- **GIVEN PROBLEM**
Your copy of the material below should match it exactly, except that it holds no pictures.

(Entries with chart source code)
● ● ●
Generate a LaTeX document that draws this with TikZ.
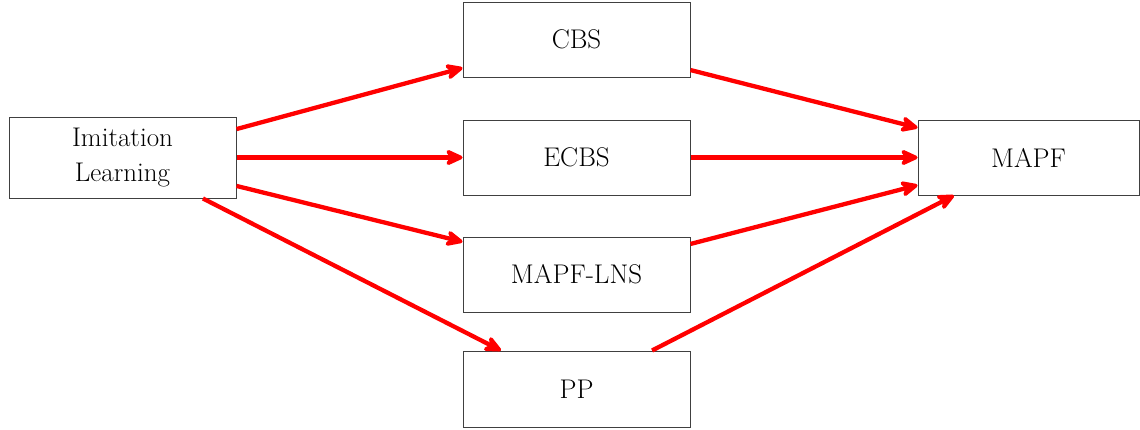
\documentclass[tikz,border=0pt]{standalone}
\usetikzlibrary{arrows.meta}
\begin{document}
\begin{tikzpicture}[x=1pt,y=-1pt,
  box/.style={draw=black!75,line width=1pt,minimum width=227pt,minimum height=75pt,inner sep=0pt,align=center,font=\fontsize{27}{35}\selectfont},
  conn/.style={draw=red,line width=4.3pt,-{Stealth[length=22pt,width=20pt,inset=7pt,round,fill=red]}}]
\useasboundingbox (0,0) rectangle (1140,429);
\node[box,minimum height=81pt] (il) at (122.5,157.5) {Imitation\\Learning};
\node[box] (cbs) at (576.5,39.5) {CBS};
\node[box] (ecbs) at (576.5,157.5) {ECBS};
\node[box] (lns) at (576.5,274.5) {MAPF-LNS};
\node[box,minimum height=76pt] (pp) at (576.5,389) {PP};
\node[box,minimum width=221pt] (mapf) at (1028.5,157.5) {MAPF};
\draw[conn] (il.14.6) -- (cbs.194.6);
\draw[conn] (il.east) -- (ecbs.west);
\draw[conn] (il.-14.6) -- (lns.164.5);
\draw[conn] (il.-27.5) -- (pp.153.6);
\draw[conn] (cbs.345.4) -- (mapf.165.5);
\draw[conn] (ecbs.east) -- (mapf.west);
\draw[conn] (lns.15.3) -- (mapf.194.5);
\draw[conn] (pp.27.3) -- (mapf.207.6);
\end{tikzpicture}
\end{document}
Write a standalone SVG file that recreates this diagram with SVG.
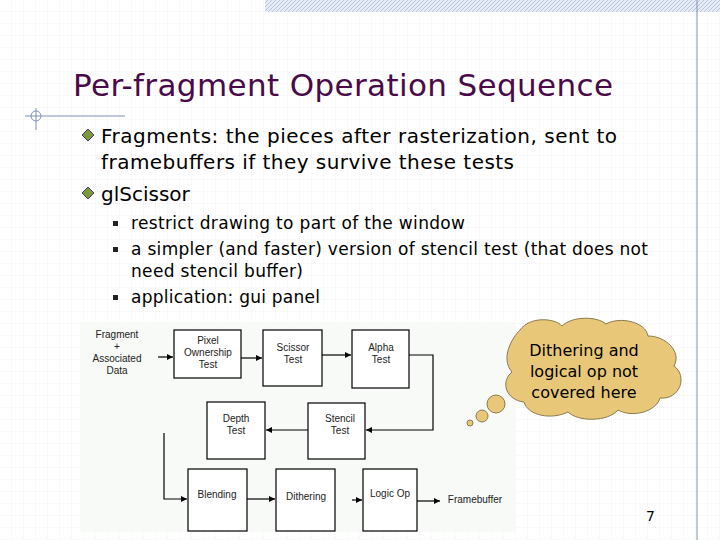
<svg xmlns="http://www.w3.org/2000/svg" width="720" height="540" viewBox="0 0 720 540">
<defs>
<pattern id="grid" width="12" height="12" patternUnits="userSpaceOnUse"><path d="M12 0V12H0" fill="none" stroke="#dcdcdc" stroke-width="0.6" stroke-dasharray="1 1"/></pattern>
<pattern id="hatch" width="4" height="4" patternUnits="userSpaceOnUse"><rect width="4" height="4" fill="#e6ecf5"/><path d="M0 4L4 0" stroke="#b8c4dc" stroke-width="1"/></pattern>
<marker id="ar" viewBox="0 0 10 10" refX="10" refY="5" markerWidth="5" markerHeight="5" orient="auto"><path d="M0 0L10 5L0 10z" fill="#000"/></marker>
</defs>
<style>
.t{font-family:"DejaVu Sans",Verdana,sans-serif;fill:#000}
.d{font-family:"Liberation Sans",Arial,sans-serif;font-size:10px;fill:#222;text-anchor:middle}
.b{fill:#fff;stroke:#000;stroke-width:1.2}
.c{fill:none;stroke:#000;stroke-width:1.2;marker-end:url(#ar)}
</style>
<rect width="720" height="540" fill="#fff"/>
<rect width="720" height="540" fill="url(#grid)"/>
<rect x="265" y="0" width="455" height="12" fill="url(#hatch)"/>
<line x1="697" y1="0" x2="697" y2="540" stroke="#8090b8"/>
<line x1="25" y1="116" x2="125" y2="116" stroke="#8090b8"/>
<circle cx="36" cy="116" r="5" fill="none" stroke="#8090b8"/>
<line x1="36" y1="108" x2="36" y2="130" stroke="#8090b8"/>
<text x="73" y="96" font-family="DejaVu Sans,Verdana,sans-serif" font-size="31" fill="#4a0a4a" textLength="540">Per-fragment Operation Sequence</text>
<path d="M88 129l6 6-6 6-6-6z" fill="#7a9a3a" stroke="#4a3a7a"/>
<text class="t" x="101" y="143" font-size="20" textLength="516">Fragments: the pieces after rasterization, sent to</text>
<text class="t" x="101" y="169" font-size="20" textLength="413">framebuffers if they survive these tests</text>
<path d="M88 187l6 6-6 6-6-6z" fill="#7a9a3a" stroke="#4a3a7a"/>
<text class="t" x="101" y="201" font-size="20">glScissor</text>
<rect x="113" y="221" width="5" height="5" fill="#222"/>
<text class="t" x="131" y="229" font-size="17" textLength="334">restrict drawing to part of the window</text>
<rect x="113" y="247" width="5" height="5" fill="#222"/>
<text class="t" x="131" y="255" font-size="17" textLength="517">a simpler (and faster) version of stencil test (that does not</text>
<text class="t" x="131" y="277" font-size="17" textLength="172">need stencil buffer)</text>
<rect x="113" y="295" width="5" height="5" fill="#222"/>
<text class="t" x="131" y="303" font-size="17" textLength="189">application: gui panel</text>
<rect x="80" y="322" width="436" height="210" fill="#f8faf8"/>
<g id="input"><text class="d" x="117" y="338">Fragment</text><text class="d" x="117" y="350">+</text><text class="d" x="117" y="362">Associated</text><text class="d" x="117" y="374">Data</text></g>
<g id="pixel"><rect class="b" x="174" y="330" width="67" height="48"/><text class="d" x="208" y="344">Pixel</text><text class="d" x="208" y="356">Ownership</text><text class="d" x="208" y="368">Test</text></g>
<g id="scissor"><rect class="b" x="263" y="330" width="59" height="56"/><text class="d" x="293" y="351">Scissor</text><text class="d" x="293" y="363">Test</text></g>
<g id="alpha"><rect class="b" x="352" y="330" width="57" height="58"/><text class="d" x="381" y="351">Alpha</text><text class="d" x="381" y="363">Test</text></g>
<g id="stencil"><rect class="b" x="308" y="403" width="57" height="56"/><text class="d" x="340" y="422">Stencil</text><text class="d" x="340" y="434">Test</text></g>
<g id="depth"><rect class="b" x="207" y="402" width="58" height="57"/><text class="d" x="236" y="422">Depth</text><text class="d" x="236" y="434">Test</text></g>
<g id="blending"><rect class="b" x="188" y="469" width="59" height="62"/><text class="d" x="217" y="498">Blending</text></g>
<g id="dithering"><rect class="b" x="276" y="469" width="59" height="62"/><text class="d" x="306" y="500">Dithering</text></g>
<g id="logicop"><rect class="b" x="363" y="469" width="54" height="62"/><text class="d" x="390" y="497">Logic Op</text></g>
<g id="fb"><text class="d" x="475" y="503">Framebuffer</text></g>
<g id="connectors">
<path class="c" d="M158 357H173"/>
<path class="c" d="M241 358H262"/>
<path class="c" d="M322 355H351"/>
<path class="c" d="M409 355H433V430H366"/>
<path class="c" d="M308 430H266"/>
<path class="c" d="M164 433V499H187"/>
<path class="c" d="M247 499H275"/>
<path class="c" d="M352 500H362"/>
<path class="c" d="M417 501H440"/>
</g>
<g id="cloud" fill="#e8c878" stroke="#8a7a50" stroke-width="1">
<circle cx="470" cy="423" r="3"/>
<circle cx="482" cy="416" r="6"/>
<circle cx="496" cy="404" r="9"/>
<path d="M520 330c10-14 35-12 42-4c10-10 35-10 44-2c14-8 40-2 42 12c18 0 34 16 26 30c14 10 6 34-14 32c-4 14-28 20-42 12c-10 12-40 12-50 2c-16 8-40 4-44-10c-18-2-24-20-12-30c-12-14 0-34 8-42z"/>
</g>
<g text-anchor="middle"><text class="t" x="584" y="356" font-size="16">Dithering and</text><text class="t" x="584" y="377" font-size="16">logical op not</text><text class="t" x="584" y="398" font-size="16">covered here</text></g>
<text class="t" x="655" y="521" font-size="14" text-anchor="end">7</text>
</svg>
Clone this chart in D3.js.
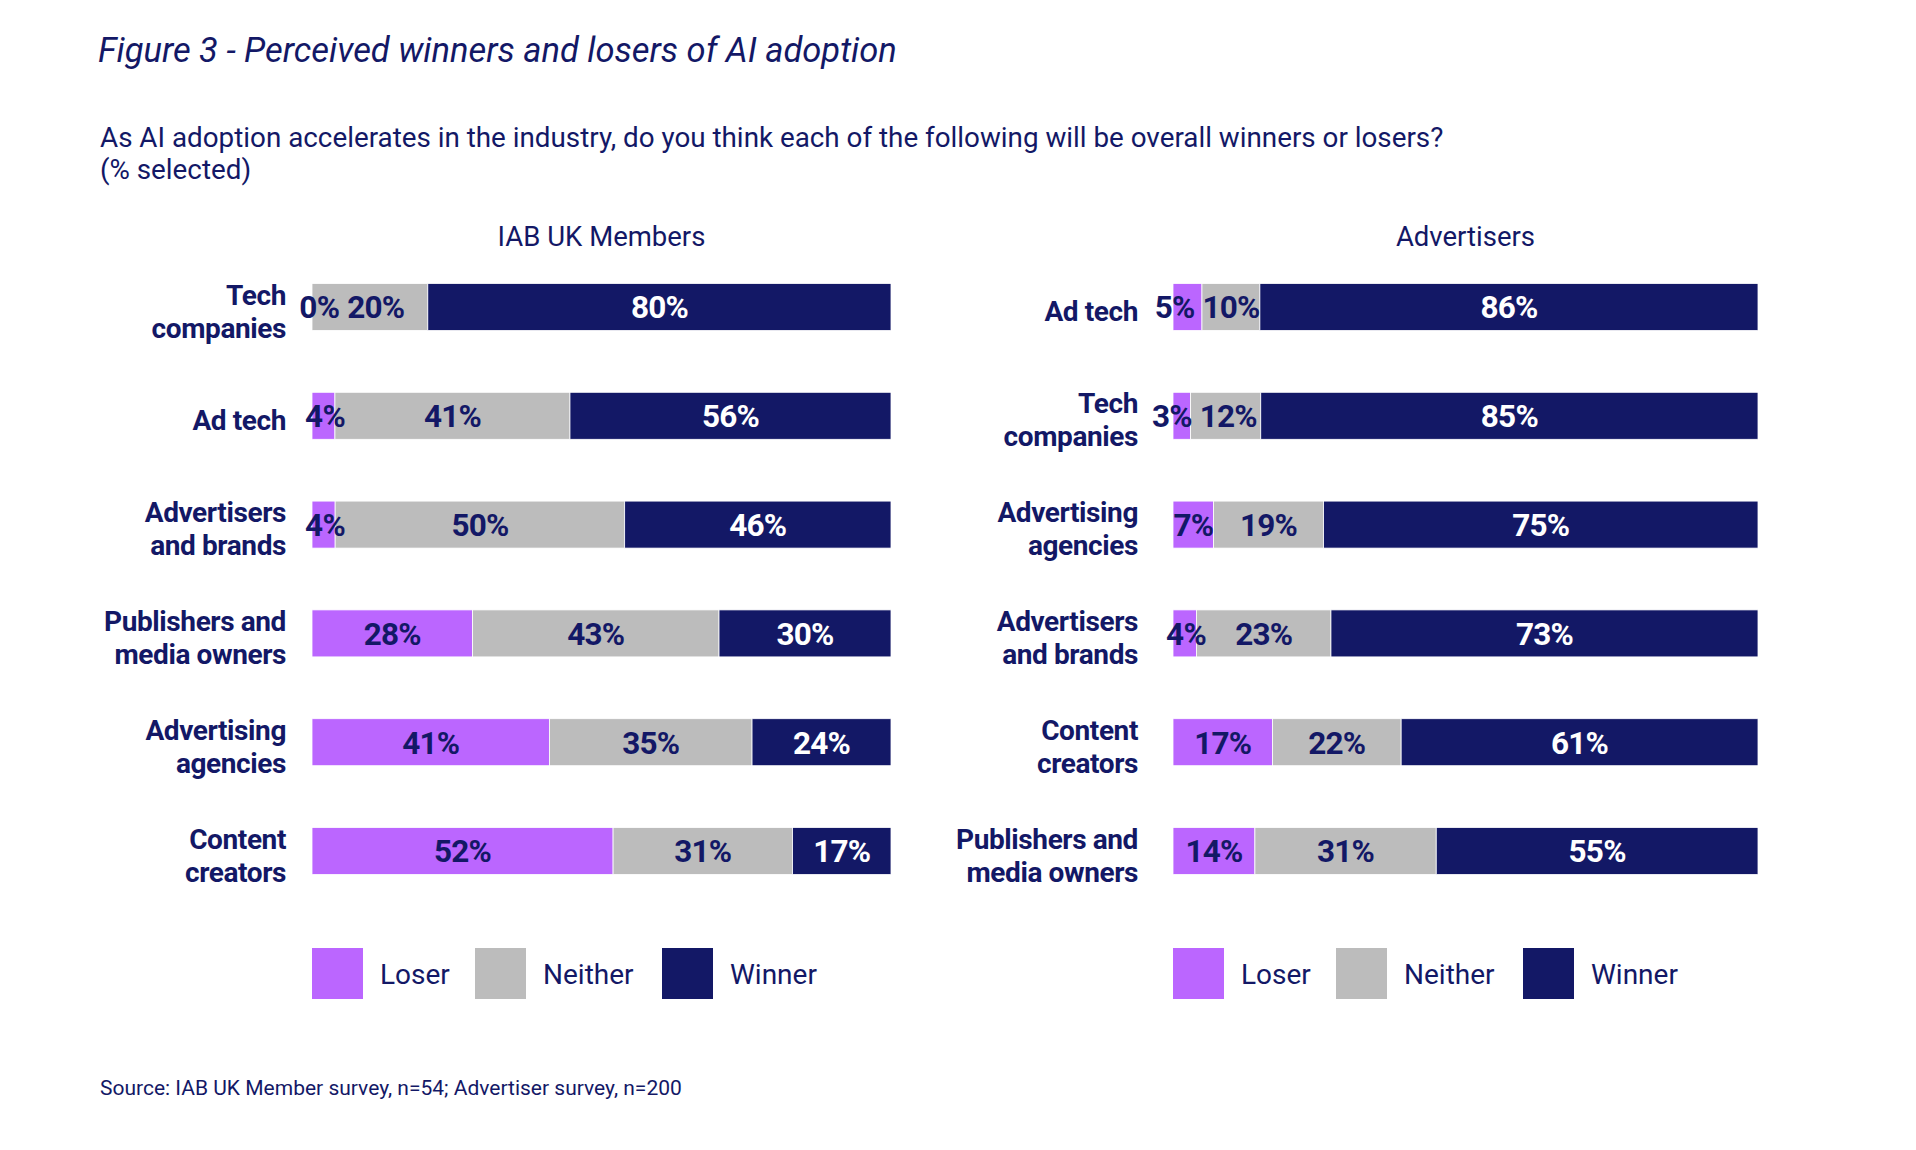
● ● ●
- **CORRECT RESPONSE**
Generate a LaTeX document that draws this with TikZ.
\documentclass[tikz,border=0pt]{standalone}
\usetikzlibrary{arrows.meta}
\begin{document}
\begin{tikzpicture}[x=1pt,y=-1pt,
  box/.style={draw=black!75,line width=1pt,minimum width=227pt,minimum height=75pt,inner sep=0pt,align=center,font=\fontsize{27}{35}\selectfont},
  conn/.style={draw=red,line width=4.3pt,-{Stealth[length=22pt,width=20pt,inset=7pt,round,fill=red]}}]
\useasboundingbox (0,0) rectangle (1140,429);
\node[box,minimum height=81pt] (il) at (122.5,157.5) {Imitation\\Learning};
\node[box] (cbs) at (576.5,39.5) {CBS};
\node[box] (ecbs) at (576.5,157.5) {ECBS};
\node[box] (lns) at (576.5,274.5) {MAPF-LNS};
\node[box,minimum height=76pt] (pp) at (576.5,389) {PP};
\node[box,minimum width=221pt] (mapf) at (1028.5,157.5) {MAPF};
\draw[conn] (il.14.6) -- (cbs.194.6);
\draw[conn] (il.east) -- (ecbs.west);
\draw[conn] (il.-14.6) -- (lns.164.5);
\draw[conn] (il.-27.5) -- (pp.153.6);
\draw[conn] (cbs.345.4) -- (mapf.165.5);
\draw[conn] (ecbs.east) -- (mapf.west);
\draw[conn] (lns.15.3) -- (mapf.194.5);
\draw[conn] (pp.27.3) -- (mapf.207.6);
\end{tikzpicture}
\end{document}
Write a standalone SVG file that recreates this diagram with SVG.
<svg xmlns="http://www.w3.org/2000/svg" width="720" height="540" viewBox="0 0 720 540">
<defs>
<pattern id="grid" width="12" height="12" patternUnits="userSpaceOnUse"><path d="M12 0V12H0" fill="none" stroke="#dcdcdc" stroke-width="0.6" stroke-dasharray="1 1"/></pattern>
<pattern id="hatch" width="4" height="4" patternUnits="userSpaceOnUse"><rect width="4" height="4" fill="#e6ecf5"/><path d="M0 4L4 0" stroke="#b8c4dc" stroke-width="1"/></pattern>
<marker id="ar" viewBox="0 0 10 10" refX="10" refY="5" markerWidth="5" markerHeight="5" orient="auto"><path d="M0 0L10 5L0 10z" fill="#000"/></marker>
</defs>
<style>
.t{font-family:"DejaVu Sans",Verdana,sans-serif;fill:#000}
.d{font-family:"Liberation Sans",Arial,sans-serif;font-size:10px;fill:#222;text-anchor:middle}
.b{fill:#fff;stroke:#000;stroke-width:1.2}
.c{fill:none;stroke:#000;stroke-width:1.2;marker-end:url(#ar)}
</style>
<rect width="720" height="540" fill="#fff"/>
<rect width="720" height="540" fill="url(#grid)"/>
<rect x="265" y="0" width="455" height="12" fill="url(#hatch)"/>
<line x1="697" y1="0" x2="697" y2="540" stroke="#8090b8"/>
<line x1="25" y1="116" x2="125" y2="116" stroke="#8090b8"/>
<circle cx="36" cy="116" r="5" fill="none" stroke="#8090b8"/>
<line x1="36" y1="108" x2="36" y2="130" stroke="#8090b8"/>
<text x="73" y="96" font-family="DejaVu Sans,Verdana,sans-serif" font-size="31" fill="#4a0a4a" textLength="540">Per-fragment Operation Sequence</text>
<path d="M88 129l6 6-6 6-6-6z" fill="#7a9a3a" stroke="#4a3a7a"/>
<text class="t" x="101" y="143" font-size="20" textLength="516">Fragments: the pieces after rasterization, sent to</text>
<text class="t" x="101" y="169" font-size="20" textLength="413">framebuffers if they survive these tests</text>
<path d="M88 187l6 6-6 6-6-6z" fill="#7a9a3a" stroke="#4a3a7a"/>
<text class="t" x="101" y="201" font-size="20">glScissor</text>
<rect x="113" y="221" width="5" height="5" fill="#222"/>
<text class="t" x="131" y="229" font-size="17" textLength="334">restrict drawing to part of the window</text>
<rect x="113" y="247" width="5" height="5" fill="#222"/>
<text class="t" x="131" y="255" font-size="17" textLength="517">a simpler (and faster) version of stencil test (that does not</text>
<text class="t" x="131" y="277" font-size="17" textLength="172">need stencil buffer)</text>
<rect x="113" y="295" width="5" height="5" fill="#222"/>
<text class="t" x="131" y="303" font-size="17" textLength="189">application: gui panel</text>
<rect x="80" y="322" width="436" height="210" fill="#f8faf8"/>
<g id="input"><text class="d" x="117" y="338">Fragment</text><text class="d" x="117" y="350">+</text><text class="d" x="117" y="362">Associated</text><text class="d" x="117" y="374">Data</text></g>
<g id="pixel"><rect class="b" x="174" y="330" width="67" height="48"/><text class="d" x="208" y="344">Pixel</text><text class="d" x="208" y="356">Ownership</text><text class="d" x="208" y="368">Test</text></g>
<g id="scissor"><rect class="b" x="263" y="330" width="59" height="56"/><text class="d" x="293" y="351">Scissor</text><text class="d" x="293" y="363">Test</text></g>
<g id="alpha"><rect class="b" x="352" y="330" width="57" height="58"/><text class="d" x="381" y="351">Alpha</text><text class="d" x="381" y="363">Test</text></g>
<g id="stencil"><rect class="b" x="308" y="403" width="57" height="56"/><text class="d" x="340" y="422">Stencil</text><text class="d" x="340" y="434">Test</text></g>
<g id="depth"><rect class="b" x="207" y="402" width="58" height="57"/><text class="d" x="236" y="422">Depth</text><text class="d" x="236" y="434">Test</text></g>
<g id="blending"><rect class="b" x="188" y="469" width="59" height="62"/><text class="d" x="217" y="498">Blending</text></g>
<g id="dithering"><rect class="b" x="276" y="469" width="59" height="62"/><text class="d" x="306" y="500">Dithering</text></g>
<g id="logicop"><rect class="b" x="363" y="469" width="54" height="62"/><text class="d" x="390" y="497">Logic Op</text></g>
<g id="fb"><text class="d" x="475" y="503">Framebuffer</text></g>
<g id="connectors">
<path class="c" d="M158 357H173"/>
<path class="c" d="M241 358H262"/>
<path class="c" d="M322 355H351"/>
<path class="c" d="M409 355H433V430H366"/>
<path class="c" d="M308 430H266"/>
<path class="c" d="M164 433V499H187"/>
<path class="c" d="M247 499H275"/>
<path class="c" d="M352 500H362"/>
<path class="c" d="M417 501H440"/>
</g>
<g id="cloud" fill="#e8c878" stroke="#8a7a50" stroke-width="1">
<circle cx="470" cy="423" r="3"/>
<circle cx="482" cy="416" r="6"/>
<circle cx="496" cy="404" r="9"/>
<path d="M520 330c10-14 35-12 42-4c10-10 35-10 44-2c14-8 40-2 42 12c18 0 34 16 26 30c14 10 6 34-14 32c-4 14-28 20-42 12c-10 12-40 12-50 2c-16 8-40 4-44-10c-18-2-24-20-12-30c-12-14 0-34 8-42z"/>
</g>
<g text-anchor="middle"><text class="t" x="584" y="356" font-size="16">Dithering and</text><text class="t" x="584" y="377" font-size="16">logical op not</text><text class="t" x="584" y="398" font-size="16">covered here</text></g>
<text class="t" x="655" y="521" font-size="14" text-anchor="end">7</text>
</svg>
Clone this chart in D3.js.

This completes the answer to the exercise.